Beirut- The two past weeks have witnessed the launch of the anticipated attack against ISIS’s stronghold in Mosul. While the Iraqi government and U.S. forces have confirmed that it will be a decisive battle, some analysts see that it may not lead to a complete eradication of the terrorist organization, which has proved its capability on development and survival over the past years.
ISIS has announced split from Al-Qaeda in 2013. U.S. President Barack Obama underestimated its powers and described it as a group of small players in the radical movement. Yet, ISIS suddenly controlled Mosul, the second biggest city in Iraq in June 2014. Over the two past years, the organization has succeeded in controlling the city and in advancing to seize many lands in Syria and Iraq supported by other extremist groups in the region. However, during the past months, ISIS has faced many major defeats and has lost 30% of its control areas, reported IHS JANE Center.
According to Syria Net, ISIS has loosed the following cities in Syria and Iraq:
* Ain al-Arab (Kobani): it is a Syrian city of a Kurdish majority, located in the far Northeast of Aleppo, on the Turkish borders. The city has witnessed heavy battles launched by Kurdish fighters against ISIS for more than four months. In January 2015, they have succeeded in Kicking out ISIS’ militants with the support of the U.S.-led International Coalition forces.

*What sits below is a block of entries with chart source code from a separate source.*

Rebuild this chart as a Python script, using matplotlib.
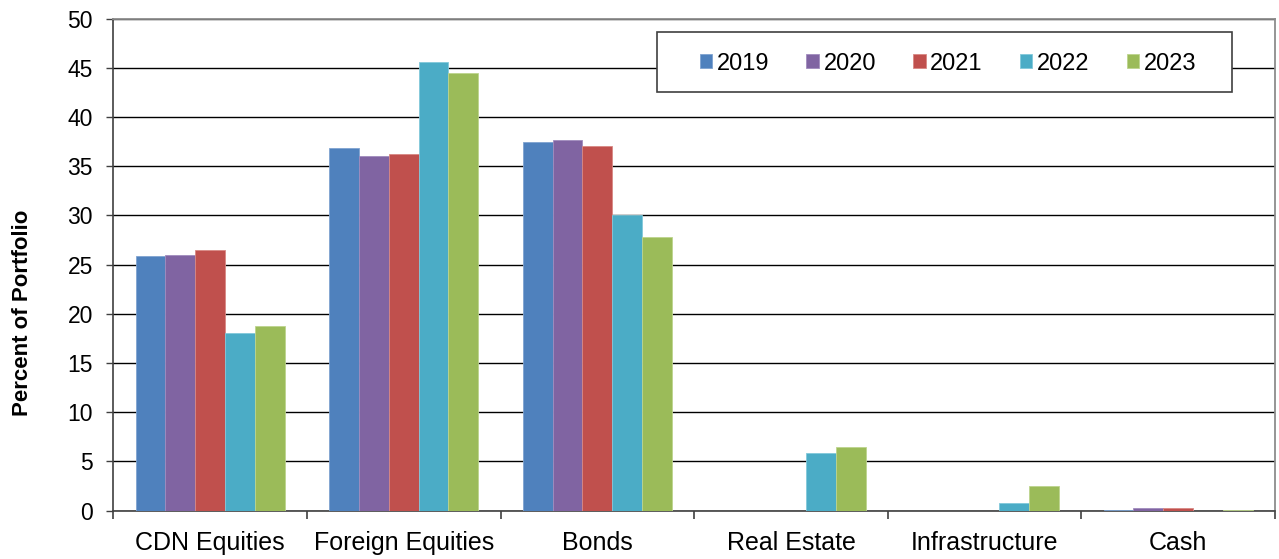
import matplotlib
matplotlib.use("Agg")
import matplotlib.pyplot as plt
import numpy as np
from matplotlib.patches import Rectangle

categories = ["CDN Equities", "Foreign Equities", "Bonds", "Real Estate", "Infrastructure", "Cash"]
years = ["2019", "2020", "2021", "2022", "2023"]
v2019 = [25.9, 36.8, 37.4, 0.0, 0.0, 0.1]
v2020 = [26.0, 36.0, 37.7, 0.0, 0.0, 0.3]
v2021 = [26.5, 36.2, 37.0, 0.0, 0.0, 0.3]
v2022 = [18.0, 45.6, 30.0, 5.8, 0.8, 0.0]
v2023 = [18.7, 44.5, 27.8, 6.5, 2.5, 0.05]
series = [v2019, v2020, v2021, v2022, v2023]
colors = ["#4F81BD", "#8064A2", "#C0504D", "#4BACC6", "#9BBB59"]
edges = ["#7FA3D0", "#A08BBE", "#D88884", "#82C8DA", "#BDD48E"]

plt.rcParams['font.family'] = ['Liberation Sans', 'DejaVu Sans']

W, H = 1279, 559
fig = plt.figure(figsize=(W / 100, H / 100), dpi=100)
left, right, top, bottom = 113.3, 1275, 18.5, 510.5
ax = fig.add_axes([left / W, 1 - bottom / H, (right - left) / W, (bottom - top) / H])

x = np.arange(len(categories))
bw = 0.154
for i, (vals, c, ec) in enumerate(zip(series, colors, edges)):
    ax.bar(x + (i - 2) * bw, vals, width=bw, color=c, edgecolor=ec, linewidth=0.6,
           label=years[i], zorder=3)

ax.set_xlim(-0.5, len(categories) - 0.5)
ax.set_ylim(0, 50)
ax.set_yticks(np.arange(0, 51, 5))
ax.yaxis.grid(True, color="black", linewidth=1.0, zorder=1)
ax.set_axisbelow(True)

ax.set_xticks(x)
ax.set_xticklabels(categories, fontsize=18)
ax.set_xticks(np.arange(-0.5, len(categories), 1.0), minor=True)
ax.tick_params(axis="x", which="major", length=0, pad=14.5)
ax.tick_params(axis="x", which="minor", length=5.5, width=1.2, color="#404040", direction="out")
ax.tick_params(axis="y", length=4.7, width=1.0, color="#404040", direction="out",
               labelsize=16.5, pad=10.0)

for s in ["top", "right"]:
    ax.spines[s].set_color("#8c8c8c")
    ax.spines[s].set_linewidth(1.3)
ax.spines["left"].set_color("#404040")
ax.spines["left"].set_linewidth(1.2)
ax.spines["bottom"].set_color("#404040")
ax.spines["bottom"].set_linewidth(1.2)

fig.text(23 / W, 1 - 312.5 / H, "Percent of Portfolio", rotation=90, ha="center", va="center",
         fontsize=16, fontweight="bold")

# legend frame
bx0, bx1, by0, by1 = 656.5, 1231.5, 32, 92
fig.patches.append(Rectangle((bx0 / W, 1 - by1 / H), (bx1 - bx0) / W, (by1 - by0) / H,
                             transform=fig.transFigure, facecolor="white",
                             edgecolor="#404040", linewidth=1.2, zorder=5))
leg = fig.legend(loc="center", bbox_to_anchor=((bx0 + bx1 + 8) / 2 / W, 1 - (by0 + by1 + 3) / 2 / H),
                 ncol=5, frameon=False, fontsize=17, handlelength=0.52, handleheight=0.52,
                 handletextpad=0.2, columnspacing=1.58, borderpad=0)
leg.set_zorder(6)

fig.savefig("out.png", dpi=100)
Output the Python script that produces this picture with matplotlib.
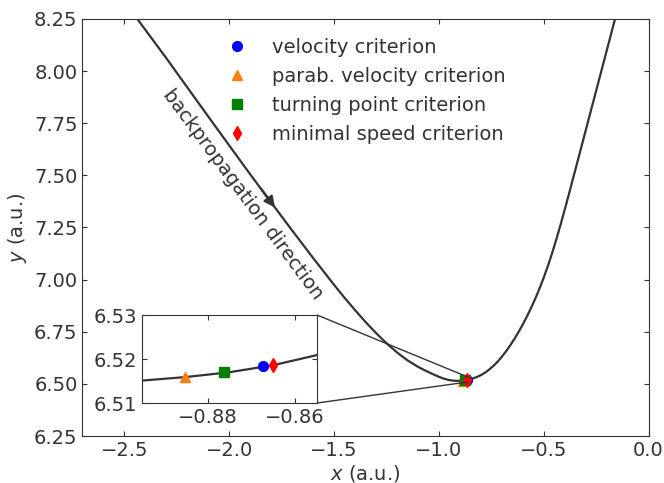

* Tell Abyad: located in Raqqa on the Turkish borders, which was controlled by the Kurds in June 2015. This city has been considered an important point used for the transit of weapons and fighters between Turkey and Raqqah, ISIS’s stronghold in Syria.
* Tadmur: ISIS siezed Tadmur in Homs in May 2015 and destroyed many of its historic monuments included in the UNESCO list. Supported by the Russian air force, Assad’s troops have succeeded in recapturing the city on 27 March 2016.
* Manbij: Syrian city recaptured by Kurdish militias on 6 August 2016 supported by the U.S. forces, after it fell under the control of ISIS since 2014.
* Jarablus: recaptured by Syrian fighting factions including the Free Syrian Army supported by the U.S. forces on 24 August 2014, as part of the “Euphrates Shield” operation launched by the Turkish forces against ISIS and the Kurdish militias at the same time.
* Syrian-Turkish borders: on 4 September, the Turkish forces and factions it supports succeeded in clearing ISIS from the last area it controls on the borders.
* Dabiq: Recaptured by Syrian opposition factions on 18 October.
* Tikrit: on 31 March, Iraqi forces have announced the recapture of Tikrit after a massive military operation.
* Sinjar: on 13 November 2015, Kurdish militias have released the city from ISIS’ control with the support of the International Coalition. This liberation succeeded in breaking a strategic route the extremist groups were using for transit between Syria and Iraq.
* Ramadi: Liberated on 9 February 2016.
* Fallujah: which was among the first Sunni cities seized by ISIS in 2014; the Iraqi Army has recaptured it on 26 June 2016.
* Al-Kayyara: Supported by the International Coalition, the Iraqi Forces have liberated it from ISIS members on 9 July 2016 to pave the way for the Mosul battle.
Battle of Mosul
Experts expect the battle of Mosul to last for two to three months and to be the toughest, particularly in the old neighborhoods of the city. Ghanem al-Abed, an expert from Mosul, told Asharq Al-Awsat he expects ISIS members to move toward Syria when they lose control.
Not the end
Despite all these incidents that have weakened ISIS, Mosul’s fall is not expected to lead toward the organization’s eradication. According to figures, ISIS still has 10,000-15,000 fighters compared to 30,000 in 2014. In a report released on “War on the Rocks” website, analysts have warned the parties combating ISIS from announcing a total collapse of ISIS, because over the past year, this latter has proved a remarkable capacity in working discretely.
The ongoing Battle in Mosul in no more than the first phase of “cleaning, returning stability and construction” campaign, which will be launched in the coming months or years. According to sources, the Iraqi army should focus of destroying not only the military infrastructure of ISIS, but also its secret cells and networks.